How to prepare your jQuery plugin for the new plugins.jquery.com site

It’s been over a year since the unfortunate event that whipped out the plugins.jquery.com site’s database. But sometimes unfortunate events lead to better things and that’s the case with the Plugins site. Instead of trying to reinvent the wheel and create a website equally useful for plugin users and plugin developers (while fighting spam, maintaining the servers, etc.), the team decided to embrace the power of existing tools. Now plugin developers will maintain their code on GitHub taking full advantage of all its’ features, while jQuery Foundation concentrates on building a better user experience for “plugin users”.

This means that plugin development and maintenance lifecycles are moving over to more confortable and more suitable for this kind of work GitHub platform.

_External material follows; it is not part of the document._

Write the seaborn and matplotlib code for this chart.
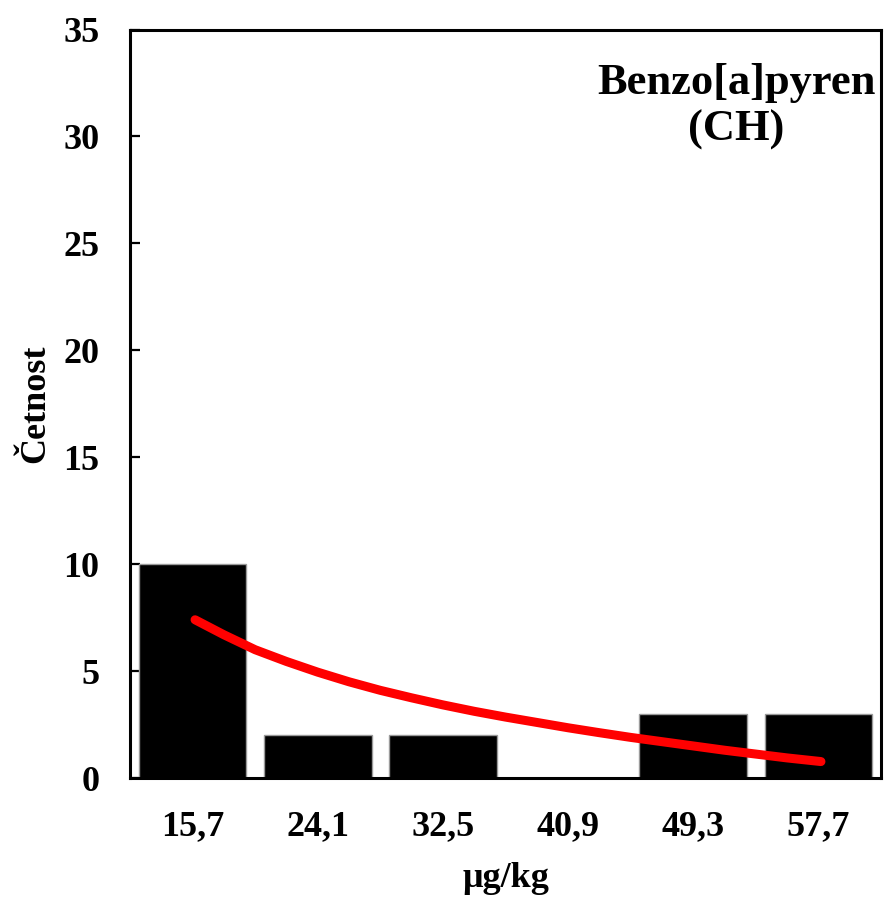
import matplotlib
matplotlib.use("Agg")
import matplotlib.pyplot as plt
import seaborn as sns
import pandas as pd

categories = ["15,7", "24,1", "32,5", "40,9", "49,3", "57,7"]
counts = [10, 2, 2, 0, 3, 3]
# fitted curve, x in category positions (0 = first bin)
curve_x = [0.02, 0.25, 0.5, 0.75, 1.0, 1.25, 1.5, 1.75, 2.0, 2.25, 2.5,
           2.75, 3.0, 3.25, 3.5, 3.75, 4.0, 4.25, 4.5, 4.75, 5.02]
curve_y = [7.4, 6.7, 6.0, 5.45, 4.95, 4.5, 4.1, 3.75, 3.42, 3.12, 2.85,
           2.6, 2.35, 2.12, 1.9, 1.7, 1.5, 1.3, 1.12, 0.94, 0.77]
title_text = "Benzo[a]pyren\n(CH)"
xlabel = "μg/kg"
ylabel = "Četnost"

sns.set_theme(style="white")
plt.rcParams['font.family'] = ['Liberation Serif', 'DejaVu Serif']
plt.rcParams['font.weight'] = 'bold'
plt.rcParams['text.color'] = 'black'
plt.rcParams['axes.labelcolor'] = 'black'
plt.rcParams['xtick.color'] = 'black'
plt.rcParams['ytick.color'] = 'black'

fig = plt.figure(figsize=(8.86, 8.98), dpi=100)
ax = fig.add_axes([0.1467, 0.1336, 0.8477, 0.8335])

df = pd.DataFrame({"bin": categories, "count": counts})
sns.barplot(data=df, x="bin", y="count", color="black", width=0.86,
            edgecolor="#9a9a9a", linewidth=1, saturation=1, ax=ax)
for p in ax.patches:
    p.set_facecolor("black")

curve = pd.DataFrame({"x": curve_x, "y": curve_y})
sns.lineplot(data=curve, x="x", y="y", color="#ff0000", linewidth=6.5,
             ax=ax, solid_capstyle="round")

ax.set_xlim(-0.5, 5.5)
ax.set_ylim(0, 35)
ax.set_yticks(range(0, 36, 5))
ax.tick_params(axis="y", direction="in", length=7, width=1.6, pad=22,
               labelsize=26, left=True, colors="black")
ax.tick_params(axis="x", length=0, pad=23, labelsize=26, colors="black")
for lab in ax.get_xticklabels() + ax.get_yticklabels():
    lab.set_fontweight("bold")

for s in ax.spines.values():
    s.set_visible(True)
    s.set_color("black")
    s.set_linewidth(2.2)

ax.set_xlabel(xlabel, fontsize=26, fontweight="bold", labelpad=14,
              color="black")
ax.set_ylabel(ylabel, fontsize=26, fontweight="bold", labelpad=8,
              color="black")

ax.text(0.807, 0.955, title_text, transform=ax.transAxes, ha="center",
        va="top", multialignment="center", fontsize=32, fontweight="bold",
        linespacing=1.2, color="black")

fig.savefig("out.png", dpi=100)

There seems to be a lot of confusion among “plugin users”, that they’ll need to deal with GitHub and such. “NO” – plugin users will see all necessary information about the plugin on a user friendly plugins.jquery.com website.

New architecture

Before we start, you should understand the general “architecture” and how the whole system will work. Basically there are 2 components:

  1. User side – website with a searchable index, description, links for download, etc. of all jQuery plugins (that’s basically plugins.jquery.com website, it’s front end will be on WordPress);
  2. GitHub – the place where all the development, issue tracking, documentation, etc. will be maintained (that’s where you, as a plugin developer, will spend most of your time).

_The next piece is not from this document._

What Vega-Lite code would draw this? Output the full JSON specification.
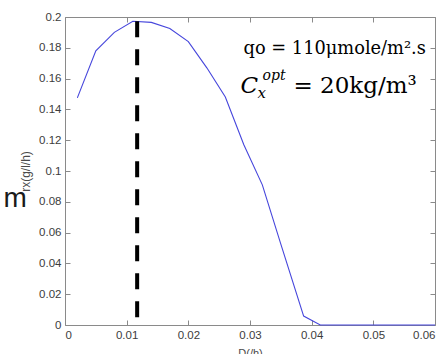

Whenever you push to your repository, GitHub will send a request to plugins.jquery.com server and it will take care of the rest. It will pull the new changes and update related information on the website. So, let’s get started.

Steps to get prepared

As a plugin developer you’ll need to complete these 3 steps in order for your plugin to appear on jQuery Plugins website:

  1. create a repository for you plugin on GitHub;
  2. add a manifest file with all necessary metadata about your plugin (we’ll cover everything you need to know about it in the next article);
  3. add a post-receive-hook to your repository on GitHub (the URL of the hook will be published when the plugins.jquery.com site is up).

Step 1 is straight forward. Simple create a new repository for your plugin.

Step 2 is the most important part. The manifest file carries all necessary information about your plugin such as: plugin name, description, author, copyright, homepage, dependencies to libraries or plugins. Everything you need to know about the jQuery plugin manifest file, we will cover in the next post.

Step 3 is a one time action. After the plugins site is up and running the notification URL will be reviled and you’ll need to set it on repository settings page.

Now that you got an idea of how the new plugins.jquery.com site will work. Let’s cover what plugin manifest file is and what do you need to know about it in our next post.

TIP
All this boilerplate work can be automated with the task automation tool Grunt.